Ce qui est moins classique, c’est la rapidité avec laquelle le RN a transformé l’œuf en grenade dégoupillée. « Agression », « militant d’extrême gauche », « climat de haine », « menace sur la démocratie » : en quelques minutes, le communiqué était prêt, les tweets de solidarité fusaient, et Sébastien Chenu parlait déjà d’“extrême gauche dangereuse pour le pays”. Pour un œuf.
Cette surenchère rhétorique est révélatrice. D’un côté, des opposants qui, à court d’arguments ou de courage, en reviennent à la vieille tradition de la tartignollerie politique à la française : œuf, farine, crème chantilly… armes des lâches qui veulent faire un coup sans risquer grand-chose.

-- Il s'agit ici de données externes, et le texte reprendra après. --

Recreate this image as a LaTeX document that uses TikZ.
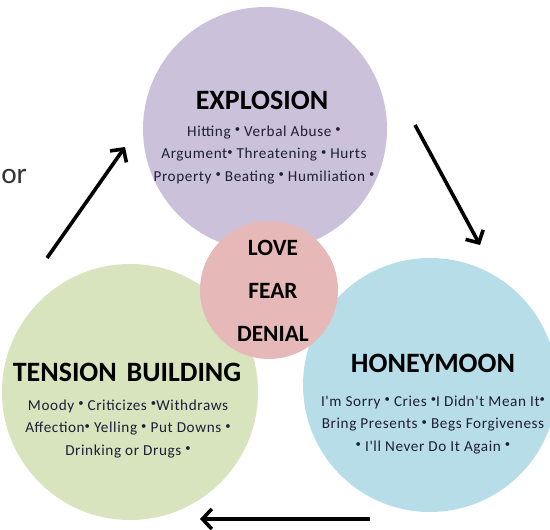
\documentclass[tikz,border=0pt]{standalone}
\usepackage{fontspec}
\setmainfont{Carlito}
\newfontfamily\bodyfont[LetterSpace=4]{Carlito}
\usepackage{xcolor}
\usetikzlibrary{arrows.meta}

\definecolor{explodefill}{HTML}{CCC1DA}
\definecolor{tensionfill}{HTML}{D7E4BD}
\definecolor{honeyfill}{HTML}{B7DEE8}
\definecolor{corefill}{HTML}{E6B9B8}
\definecolor{bodytext}{HTML}{1E1E36}

% raised bullet between the behaviours
\newcommand{\sep}{\raisebox{0.5ex}{\fontsize{8}{8}\selectfont\textbullet}}

\begin{document}
\begin{tikzpicture}[x=0.75pt,y=-0.75pt,
  phase/.style={circle,inner sep=0pt,minimum size=#1},
  title/.style={font=\fontsize{21}{25}\selectfont\bfseries,text=black},
  detail/.style={font=\bodyfont\fontsize{11.4}{16.9}\selectfont,text=bodytext,align=center},
  cycle/.style={line width=2.7pt,-{Straight Barb[length=7pt,width=15pt]}}]

  \useasboundingbox (0,0) rectangle (550,529);

  % The three phases of the cycle
  \node[phase=183pt,fill=explodefill] (explosion) at (265,129) {};
  \node[phase=192pt,fill=tensionfill] (tension) at (130,392) {};
  \node[phase=190.5pt,fill=honeyfill] (honeymoon) at (430,385) {};

  % The centre circle sits on top of the others
  \node[phase=103.5pt,fill=corefill] (core) at (269,290) {};
  \node[font=\fontsize{17.5}{32}\selectfont\bfseries,align=center] (coretext) at (273,291)
    {LOVE\\FEAR\\DENIAL};

  % Titles
  \node[title] (explodetitle) at (262,100) {EXPLOSION};
  \node[title] (tensiontitle) at (127,372) {TENSION\hspace{0.12em} BUILDING};
  \node[title] (honeytitle) at (433,363) {HONEYMOON};

  % Behaviours of each phase
  \node[detail] (explodetext) at (264,155)
    {Hitting \sep{} Verbal Abuse \sep\\Argument\sep{} Threatening \sep{} Hurts\\Property \sep{} Beating \sep{} Humiliation \sep};
  \node[detail] (tensiontext) at (128,429)
    {Moody \sep{} Criticizes \sep Withdraws\\Affection\sep{} Yelling \sep{} Put Downs \sep\\Drinking or Drugs \sep};
  \node[detail] (honeytext) at (433,425)
    {I'm Sorry \sep{} Cries \sep I Didn't Mean It\sep\\Bring Presents \sep{} Begs Forgiveness\\\sep{} I'll Never Do It Again \sep};

  % Word at the left edge
  \node[anchor=west,font=\fontsize{22}{26}\selectfont,text=black!80,inner sep=0pt] (leftword) at (1,176) {or};

  % Arrows of the cycle
  \coordinate (buildtail) at (47,258);
  \coordinate (buildtip) at (125,147);
  \coordinate (explodetail) at (415,125);
  \coordinate (explodetip) at (480,245);
  \coordinate (calmtail) at (370,519);
  \coordinate (calmtip) at (200,519);
  \draw[cycle] (buildtail) -- (buildtip);
  \draw[cycle] (explodetail) -- (explodetip);
  \draw[cycle] (calmtail) -- (calmtip);
\end{tikzpicture}
\end{document}
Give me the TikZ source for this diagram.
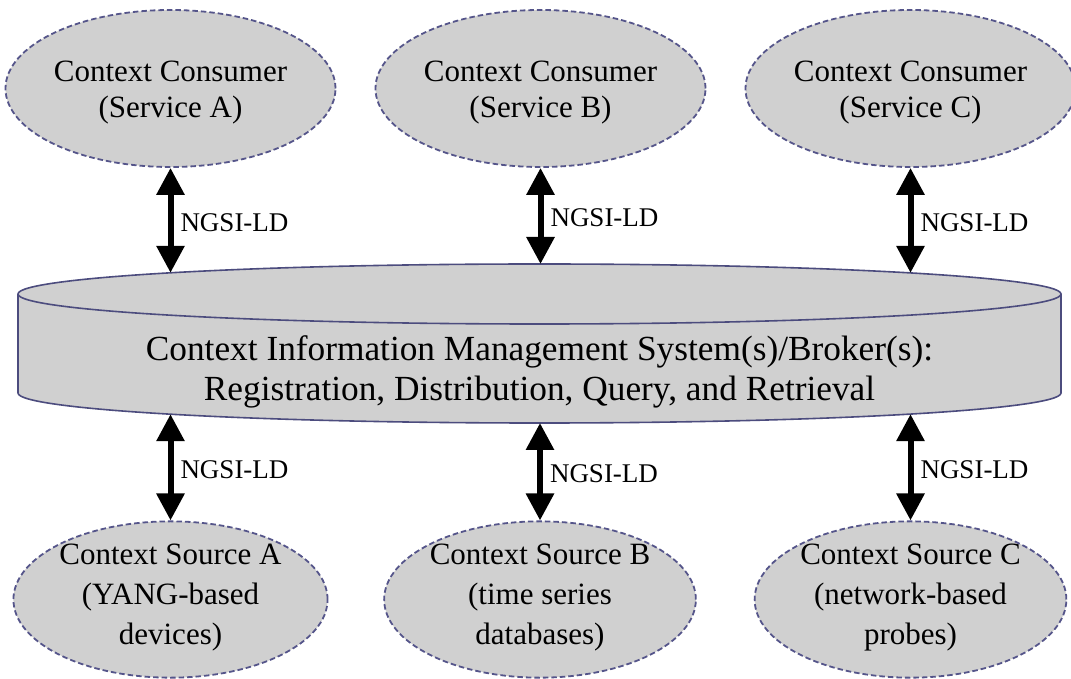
\documentclass[tikz,border=0pt]{standalone}
\usepackage{fontspec}
\setmainfont{Liberation Serif}
\usetikzlibrary{arrows.meta,shapes.geometric}
\definecolor{shapefill}{HTML}{D0D0D0}
\definecolor{ellborder}{HTML}{55558A}
\definecolor{cylborder}{HTML}{4C4C7E}
\tikzset{
  ctxell/.style={ellipse, draw=ellborder, fill=shapefill, line width=1.8pt,
    dash pattern=on 5.5pt off 3pt, inner sep=0pt, minimum width=295pt, align=center},
  topell/.style={ctxell, minimum height=157pt, font=\fontsize{31}{36.5}\selectfont},
  botell/.style={ctxell, minimum height=155pt, font=\fontsize{31}{40}\selectfont},
  cyltext/.style={inner sep=0pt, align=center, font=\fontsize{35.3}{40}\selectfont},
  lbl/.style={inner sep=0pt, font=\fontsize{27}{30}\selectfont, anchor=west, xshift=7pt, yshift=-2pt},
  biarrow/.style={line width=6pt, {Triangle[width=27pt,length=27pt]}-{Triangle[width=27pt,length=27pt]}}
}
\begin{document}
\begin{tikzpicture}[x=1pt,y=1pt]
\useasboundingbox (0,0) rectangle (1071,678);
% cylinder
\fill[shapefill] (18,384) -- (18,285) arc[start angle=180, end angle=360, x radius=521.5, y radius=30]
  -- (1061,384) arc[start angle=0, end angle=180, x radius=521.5, y radius=30] -- cycle;
\draw[cylborder, line width=1.6pt, line join=round] (18,384) -- (18,285) arc[start angle=180, end angle=360, x radius=521.5, y radius=30]
  -- (1061,384) arc[start angle=0, end angle=180, x radius=521.5, y radius=30] -- cycle;
\draw[cylborder, line width=1.6pt] (18,384) arc[start angle=180, end angle=360, x radius=521.5, y radius=30];
\node[cyltext] (cim) at (539.5,306.1) {Context Information Management System(s)/Broker(s):\\Registration, Distribution, Query, and Retrieval};
% contact points on the cylinder
\coordinate (cta) at (170.5,405.2);
\coordinate (ctb) at (540.5,414);
\coordinate (ctc) at (910.5,405.1);
\coordinate (cba) at (170.5,263.8);
\coordinate (cbb) at (540,255);
\coordinate (cbc) at (910.5,263.9);
% consumers
\node[topell] (ca) at (170.5,589.5) {\rule{0pt}{29pt}Context Consumer\\(Service A)};
\node[topell] (cb) at (540.5,589.5) {\rule{0pt}{29pt}Context Consumer\\(Service B)};
\node[topell] (cc) at (910.5,589.5) {\rule{0pt}{29pt}Context Consumer\\(Service C)};
% sources
\node[botell] (sa) at (170.5,78.5) {Context Source A\\(YANG-based\\devices)\rule[-10pt]{0pt}{0pt}};
\node[botell] (sb) at (540,78.5) {Context Source B\\(time series\\databases)\rule[-10pt]{0pt}{0pt}};
\node[botell] (sc) at (910.5,78.5) {Context Source C\\(network-based\\probes)\rule[-10pt]{0pt}{0pt}};
% connectors
\draw[biarrow] (ca.south) -- (cta) node[lbl, pos=0.5] (la) {NGSI-LD};
\draw[biarrow] (cb.south) -- (ctb) node[lbl, pos=0.5] (lb) {NGSI-LD};
\draw[biarrow] (cc.south) -- (ctc) node[lbl, pos=0.5] (lc) {NGSI-LD};
\draw[biarrow] (cba) -- (sa.north) node[lbl, pos=0.5] (ld) {NGSI-LD};
\draw[biarrow] (cbb) -- (sb.north) node[lbl, pos=0.5] (le) {NGSI-LD};
\draw[biarrow] (cbc) -- (sc.north) node[lbl, pos=0.5] (lf) {NGSI-LD};
\end{tikzpicture}
\end{document}
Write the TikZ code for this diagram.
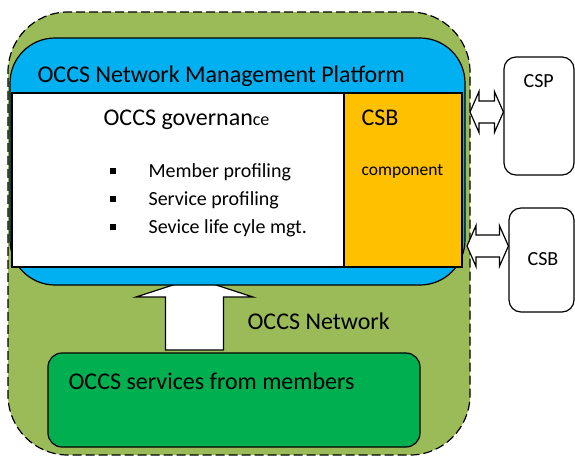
\documentclass[tikz,border=0pt]{standalone}
\usepackage{fontspec}
\setmainfont{Carlito}
\usepackage{tikz}
\usetikzlibrary{calc}
\definecolor{netgreen}{HTML}{9BBB59}
\definecolor{platblue}{HTML}{00B0F0}
\definecolor{csborange}{HTML}{FFC000}
\definecolor{svcgreen}{HTML}{00B050}

\begin{document}
\begin{tikzpicture}[x=1pt, y=-1pt, line width=1.2pt,
        box/.style={draw, rectangle, inner sep=0pt},
        txt/.style={inner sep=0pt, anchor=base west, font=\fontsize{24}{28}\selectfont},
        small/.style={inner sep=0pt, anchor=base west, font=\fontsize{20}{24}\selectfont}]
        \useasboundingbox (0,0) rectangle (575,456);
        \node[box, fill=netgreen, dash pattern=on 9pt off 4pt, rounded corners=60pt, minimum width=462pt, minimum height=443pt] (net) at (239,233.5) {};

        % arrow from the services up to the platform
        \coordinate (upbase) at (194.5,350);
        \draw[fill=white] (upbase) -- ++(29,0) -- ++(0,-53) -- ++(29.5,0) -- ++(-58.5,-19)
            -- ++(-58.5,19) -- ++(29.5,0) -- ++(0,53) -- cycle;

        \node[box, fill=platblue, rounded corners=45pt, minimum width=455pt, minimum height=247pt] (plat) at (237.5,161.5) {};
        \node[box, fill=white, minimum width=332pt, minimum height=174pt] (gov) at (178,180) {};
        \node[box, fill=csborange, minimum width=118pt, minimum height=174pt] (csbc) at (403,180) {};
        \node[box, fill=white, rounded corners=12pt, minimum width=70pt, minimum height=118pt] (csp) at (539,116) {};
        \node[box, fill=white, rounded corners=12pt, minimum width=65pt, minimum height=104pt] (csbr) at (541.5,260) {};
        \node[box, fill=svcgreen, rounded corners=14pt, minimum width=372pt, minimum height=94pt] (svc) at (234,400) {};

        % links to the outside
        \coordinate (a1) at (470,112);
        \coordinate (b1) at (csp.west |- a1);
        \coordinate (a2) at (467,246);
        \coordinate (b2) at (csbr.west |- a2);
        \foreach \a/\b in {a1/b1, a2/b2} {
            \draw[fill=white] (\a) -- ($(\a)+(9,-20.5)$) -- ($(\a)+(9,-11)$) -- ($(\b)+(-9,-11)$)
                -- ($(\b)+(-9,-20.5)$) -- (\b) -- ($(\b)+(-9,20.5)$) -- ($(\b)+(-9,11)$)
                -- ($(\a)+(9,11)$) -- ($(\a)+(9,20.5)$) -- cycle;
        }

        \node[txt] (plattitle) at (37,82) {OCCS Network Management Platform};
        \node[txt] (govtitle) at (103,125) {OCCS governan{\fontsize{18}{20}\selectfont ce}};
        \foreach \t [count=\i] in {Member profiling, Service profiling, Sevice life cyle mgt.} {
            \fill ($(113,171)+(0,28*\i-28)$) +(-3,-3) rectangle +(3,3);
            \node[small] (item\i) at ($(148,177)+(0,28*\i-28)$) {\t};
        }
        \node[txt] (csbtitle) at (361,125) {CSB};
        \node[inner sep=0pt, anchor=base west, font=\fontsize{17.5}{20}\selectfont] (comp) at (361,175) {component};
        \node[small] (csptxt) at (523,87) {CSP};
        \node[small] (csbrtxt) at (527,265) {CSB};
        \node[txt] (nettxt) at (247,329) {OCCS Network};
        \node[txt] (svctxt) at (68,389) {OCCS services from members};
    \end{tikzpicture}
\end{document}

De l’autre, un parti qui saisit chaque projectile pâtissier pour hurler à la tentative d’assassinat et se poser en victime d’un système qui le traque.
Entre les deux, il y a la réalité : personne n’est dupe. Ni ceux qui trouvent ça « drôle » ou « mérité », ni ceux qui crient au « fascisme antifasciste ». On assiste à la comédie triste d’une démocratie qui se ridiculise à petit feu, où l’on agresse avec des produits laitiers et où l’on répond avec des communiqués de guerre civile.
Jordan Bardella, lui, a fini sa séance de dédicaces, souriant, cheveux encore humides. Il a l’habitude maintenant. Il sait que l’image du jeune leader « agressé » par un vieux monsieur fait le tour des réseaux sociaux et ramène quelques milliers de voix supplémentaires chez ceux qui en ont marre de tout ce cirque.
L’œuf est cassé, la mayonnaise a pris. Et pendant ce temps-là, personne ne parle du livre.